WORK TO DO
For this exercise, output only the lines between the "Recreate this image" line and the "fig.update_layout(shapes=shapes)" line, both of them included, and skip all pictures.

RAW RECORDS
— START —

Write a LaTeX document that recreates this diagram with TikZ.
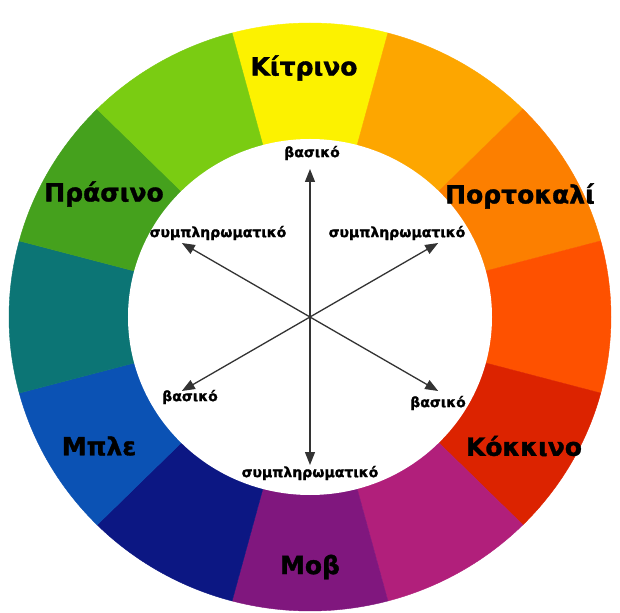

— END —
— START —

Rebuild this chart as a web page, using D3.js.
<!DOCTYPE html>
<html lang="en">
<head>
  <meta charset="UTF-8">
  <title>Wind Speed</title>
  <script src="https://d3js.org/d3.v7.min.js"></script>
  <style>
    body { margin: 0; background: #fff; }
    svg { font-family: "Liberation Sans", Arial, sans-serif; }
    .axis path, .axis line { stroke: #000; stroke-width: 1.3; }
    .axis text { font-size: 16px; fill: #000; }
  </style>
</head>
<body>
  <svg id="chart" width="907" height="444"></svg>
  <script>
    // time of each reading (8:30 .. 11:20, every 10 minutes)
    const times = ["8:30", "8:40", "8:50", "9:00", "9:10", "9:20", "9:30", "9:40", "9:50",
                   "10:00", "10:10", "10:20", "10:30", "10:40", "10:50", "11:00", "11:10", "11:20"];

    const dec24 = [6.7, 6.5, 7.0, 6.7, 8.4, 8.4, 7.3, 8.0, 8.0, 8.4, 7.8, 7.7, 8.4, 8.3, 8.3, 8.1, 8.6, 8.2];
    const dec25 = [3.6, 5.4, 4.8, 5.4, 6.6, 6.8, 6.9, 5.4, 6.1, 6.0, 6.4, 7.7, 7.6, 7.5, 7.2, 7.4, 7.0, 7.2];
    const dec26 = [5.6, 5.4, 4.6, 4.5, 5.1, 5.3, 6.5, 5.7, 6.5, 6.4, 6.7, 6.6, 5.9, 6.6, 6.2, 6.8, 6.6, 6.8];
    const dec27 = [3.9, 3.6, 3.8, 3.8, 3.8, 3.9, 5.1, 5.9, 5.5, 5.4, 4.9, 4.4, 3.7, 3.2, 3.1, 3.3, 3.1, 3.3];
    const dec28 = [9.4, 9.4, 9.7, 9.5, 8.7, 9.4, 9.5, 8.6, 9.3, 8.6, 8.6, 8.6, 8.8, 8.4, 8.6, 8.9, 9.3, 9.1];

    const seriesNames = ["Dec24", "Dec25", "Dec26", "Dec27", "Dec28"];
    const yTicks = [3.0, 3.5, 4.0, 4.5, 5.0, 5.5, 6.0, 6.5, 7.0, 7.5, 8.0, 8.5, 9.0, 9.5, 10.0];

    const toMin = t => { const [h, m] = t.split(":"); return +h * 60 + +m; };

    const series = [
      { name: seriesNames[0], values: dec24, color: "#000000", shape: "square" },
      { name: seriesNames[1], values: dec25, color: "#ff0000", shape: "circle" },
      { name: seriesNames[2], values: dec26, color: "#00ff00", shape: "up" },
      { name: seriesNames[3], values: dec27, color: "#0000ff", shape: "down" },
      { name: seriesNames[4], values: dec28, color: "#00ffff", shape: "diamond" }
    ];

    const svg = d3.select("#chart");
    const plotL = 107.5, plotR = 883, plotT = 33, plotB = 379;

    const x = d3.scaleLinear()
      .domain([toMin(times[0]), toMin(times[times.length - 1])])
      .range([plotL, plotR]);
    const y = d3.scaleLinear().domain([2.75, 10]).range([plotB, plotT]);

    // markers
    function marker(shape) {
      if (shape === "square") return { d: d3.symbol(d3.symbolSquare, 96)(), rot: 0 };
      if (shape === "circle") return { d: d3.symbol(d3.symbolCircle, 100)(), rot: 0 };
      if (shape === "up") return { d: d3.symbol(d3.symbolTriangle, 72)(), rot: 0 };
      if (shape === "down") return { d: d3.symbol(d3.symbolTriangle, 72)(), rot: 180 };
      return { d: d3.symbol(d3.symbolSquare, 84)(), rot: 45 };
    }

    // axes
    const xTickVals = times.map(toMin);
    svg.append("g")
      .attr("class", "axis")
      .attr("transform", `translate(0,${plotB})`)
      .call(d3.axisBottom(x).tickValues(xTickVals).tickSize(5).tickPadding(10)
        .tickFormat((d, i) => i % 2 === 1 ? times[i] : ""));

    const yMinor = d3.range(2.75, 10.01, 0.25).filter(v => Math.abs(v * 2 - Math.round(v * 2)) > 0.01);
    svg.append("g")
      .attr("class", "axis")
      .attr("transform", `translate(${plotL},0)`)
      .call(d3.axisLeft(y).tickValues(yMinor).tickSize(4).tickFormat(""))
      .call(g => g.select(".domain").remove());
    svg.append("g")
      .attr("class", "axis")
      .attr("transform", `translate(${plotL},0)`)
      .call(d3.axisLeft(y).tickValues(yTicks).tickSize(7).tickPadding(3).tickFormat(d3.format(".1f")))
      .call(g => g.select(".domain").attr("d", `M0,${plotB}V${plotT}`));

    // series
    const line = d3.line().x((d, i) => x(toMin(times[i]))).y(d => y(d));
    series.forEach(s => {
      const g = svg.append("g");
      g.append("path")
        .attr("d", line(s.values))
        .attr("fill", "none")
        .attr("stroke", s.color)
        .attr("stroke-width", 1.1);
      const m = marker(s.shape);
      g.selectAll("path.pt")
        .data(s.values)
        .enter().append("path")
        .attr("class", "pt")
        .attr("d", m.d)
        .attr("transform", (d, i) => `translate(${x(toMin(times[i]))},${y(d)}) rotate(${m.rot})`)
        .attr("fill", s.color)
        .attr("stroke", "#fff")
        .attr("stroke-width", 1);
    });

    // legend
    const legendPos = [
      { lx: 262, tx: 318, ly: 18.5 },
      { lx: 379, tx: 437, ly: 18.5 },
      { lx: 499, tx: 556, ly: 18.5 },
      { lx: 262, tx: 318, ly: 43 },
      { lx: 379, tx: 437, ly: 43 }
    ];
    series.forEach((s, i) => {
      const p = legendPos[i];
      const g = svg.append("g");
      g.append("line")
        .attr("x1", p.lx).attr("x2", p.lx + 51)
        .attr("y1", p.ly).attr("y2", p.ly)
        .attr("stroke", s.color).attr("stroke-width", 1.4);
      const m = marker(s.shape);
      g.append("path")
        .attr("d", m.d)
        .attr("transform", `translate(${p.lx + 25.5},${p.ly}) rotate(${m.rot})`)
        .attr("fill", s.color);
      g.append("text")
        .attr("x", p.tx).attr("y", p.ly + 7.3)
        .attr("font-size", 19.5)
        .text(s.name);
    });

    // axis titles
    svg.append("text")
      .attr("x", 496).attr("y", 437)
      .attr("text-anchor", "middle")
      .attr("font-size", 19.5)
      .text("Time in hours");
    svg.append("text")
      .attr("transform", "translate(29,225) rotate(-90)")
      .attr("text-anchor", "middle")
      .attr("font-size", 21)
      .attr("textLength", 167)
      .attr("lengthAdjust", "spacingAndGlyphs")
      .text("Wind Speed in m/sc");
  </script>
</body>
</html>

— END —
— START —

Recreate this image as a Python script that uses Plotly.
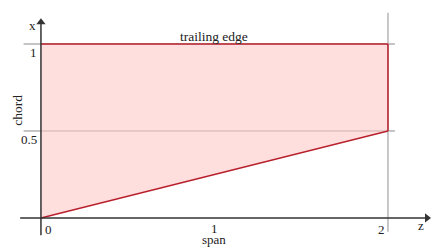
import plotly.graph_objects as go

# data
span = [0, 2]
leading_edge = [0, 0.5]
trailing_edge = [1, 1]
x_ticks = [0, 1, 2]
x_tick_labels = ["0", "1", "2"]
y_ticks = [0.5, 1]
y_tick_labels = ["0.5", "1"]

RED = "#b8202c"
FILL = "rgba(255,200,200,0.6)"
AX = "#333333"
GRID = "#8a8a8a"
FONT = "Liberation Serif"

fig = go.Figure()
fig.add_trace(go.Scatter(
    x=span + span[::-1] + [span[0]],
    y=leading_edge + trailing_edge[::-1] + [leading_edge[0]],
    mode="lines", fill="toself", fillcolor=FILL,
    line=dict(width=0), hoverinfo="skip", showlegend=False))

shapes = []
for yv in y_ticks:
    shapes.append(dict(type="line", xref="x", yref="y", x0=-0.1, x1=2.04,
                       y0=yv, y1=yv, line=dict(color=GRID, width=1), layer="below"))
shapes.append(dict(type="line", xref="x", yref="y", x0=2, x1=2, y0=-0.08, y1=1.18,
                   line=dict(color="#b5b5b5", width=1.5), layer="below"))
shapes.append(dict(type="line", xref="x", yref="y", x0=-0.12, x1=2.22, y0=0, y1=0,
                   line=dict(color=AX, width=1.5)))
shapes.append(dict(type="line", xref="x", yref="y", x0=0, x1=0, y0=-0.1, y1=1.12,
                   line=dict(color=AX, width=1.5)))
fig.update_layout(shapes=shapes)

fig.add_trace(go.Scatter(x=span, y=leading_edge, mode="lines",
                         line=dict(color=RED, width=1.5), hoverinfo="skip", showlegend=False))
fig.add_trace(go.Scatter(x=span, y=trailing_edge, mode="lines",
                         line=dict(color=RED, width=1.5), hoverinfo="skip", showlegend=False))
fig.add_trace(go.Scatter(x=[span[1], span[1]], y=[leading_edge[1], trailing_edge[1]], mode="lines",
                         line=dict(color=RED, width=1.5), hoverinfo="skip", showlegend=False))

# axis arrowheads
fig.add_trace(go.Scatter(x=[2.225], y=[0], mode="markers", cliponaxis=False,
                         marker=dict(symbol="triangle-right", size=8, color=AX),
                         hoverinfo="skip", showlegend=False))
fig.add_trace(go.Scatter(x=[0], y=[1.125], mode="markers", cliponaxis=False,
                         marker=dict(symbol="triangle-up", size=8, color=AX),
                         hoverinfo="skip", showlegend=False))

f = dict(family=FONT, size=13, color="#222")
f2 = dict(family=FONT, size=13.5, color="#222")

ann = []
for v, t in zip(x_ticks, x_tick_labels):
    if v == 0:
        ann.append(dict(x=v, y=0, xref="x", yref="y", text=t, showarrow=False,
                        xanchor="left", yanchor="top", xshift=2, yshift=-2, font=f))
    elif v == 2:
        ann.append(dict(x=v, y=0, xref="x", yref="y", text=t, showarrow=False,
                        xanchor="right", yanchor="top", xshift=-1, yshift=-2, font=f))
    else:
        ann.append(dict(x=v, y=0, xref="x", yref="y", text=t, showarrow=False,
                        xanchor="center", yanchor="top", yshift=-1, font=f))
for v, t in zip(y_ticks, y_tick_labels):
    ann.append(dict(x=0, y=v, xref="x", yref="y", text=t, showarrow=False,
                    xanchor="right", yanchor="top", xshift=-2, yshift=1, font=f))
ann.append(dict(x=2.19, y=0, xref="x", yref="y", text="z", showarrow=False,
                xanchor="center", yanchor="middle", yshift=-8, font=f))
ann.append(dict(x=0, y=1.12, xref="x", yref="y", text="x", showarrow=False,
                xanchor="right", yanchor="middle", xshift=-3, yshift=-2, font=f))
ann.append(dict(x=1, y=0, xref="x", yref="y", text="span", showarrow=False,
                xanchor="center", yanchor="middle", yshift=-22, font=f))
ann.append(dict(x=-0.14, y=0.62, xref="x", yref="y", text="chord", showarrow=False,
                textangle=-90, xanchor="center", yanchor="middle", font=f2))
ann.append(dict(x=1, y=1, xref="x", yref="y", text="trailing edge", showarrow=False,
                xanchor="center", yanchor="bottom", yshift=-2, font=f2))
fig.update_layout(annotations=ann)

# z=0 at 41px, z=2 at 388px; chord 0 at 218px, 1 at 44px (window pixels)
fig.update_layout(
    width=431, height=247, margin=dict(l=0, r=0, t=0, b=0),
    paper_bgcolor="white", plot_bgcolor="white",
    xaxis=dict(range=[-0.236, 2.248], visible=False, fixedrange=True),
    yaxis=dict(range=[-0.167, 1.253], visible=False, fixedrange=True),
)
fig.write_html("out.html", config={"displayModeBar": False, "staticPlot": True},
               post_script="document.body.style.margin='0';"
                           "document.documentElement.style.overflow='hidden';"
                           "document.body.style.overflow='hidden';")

— END —

TASK RESPONSE
Recreate this image as a Python script that uses Plotly.
import plotly.graph_objects as go

# data
span = [0, 2]
leading_edge = [0, 0.5]
trailing_edge = [1, 1]
x_ticks = [0, 1, 2]
x_tick_labels = ["0", "1", "2"]
y_ticks = [0.5, 1]
y_tick_labels = ["0.5", "1"]

RED = "#b8202c"
FILL = "rgba(255,200,200,0.6)"
AX = "#333333"
GRID = "#8a8a8a"
FONT = "Liberation Serif"

fig = go.Figure()
fig.add_trace(go.Scatter(
    x=span + span[::-1] + [span[0]],
    y=leading_edge + trailing_edge[::-1] + [leading_edge[0]],
    mode="lines", fill="toself", fillcolor=FILL,
    line=dict(width=0), hoverinfo="skip", showlegend=False))

shapes = []
for yv in y_ticks:
    shapes.append(dict(type="line", xref="x", yref="y", x0=-0.1, x1=2.04,
                       y0=yv, y1=yv, line=dict(color=GRID, width=1), layer="below"))
shapes.append(dict(type="line", xref="x", yref="y", x0=2, x1=2, y0=-0.08, y1=1.18,
                   line=dict(color="#b5b5b5", width=1.5), layer="below"))
shapes.append(dict(type="line", xref="x", yref="y", x0=-0.12, x1=2.22, y0=0, y1=0,
                   line=dict(color=AX, width=1.5)))
shapes.append(dict(type="line", xref="x", yref="y", x0=0, x1=0, y0=-0.1, y1=1.12,
                   line=dict(color=AX, width=1.5)))
fig.update_layout(shapes=shapes)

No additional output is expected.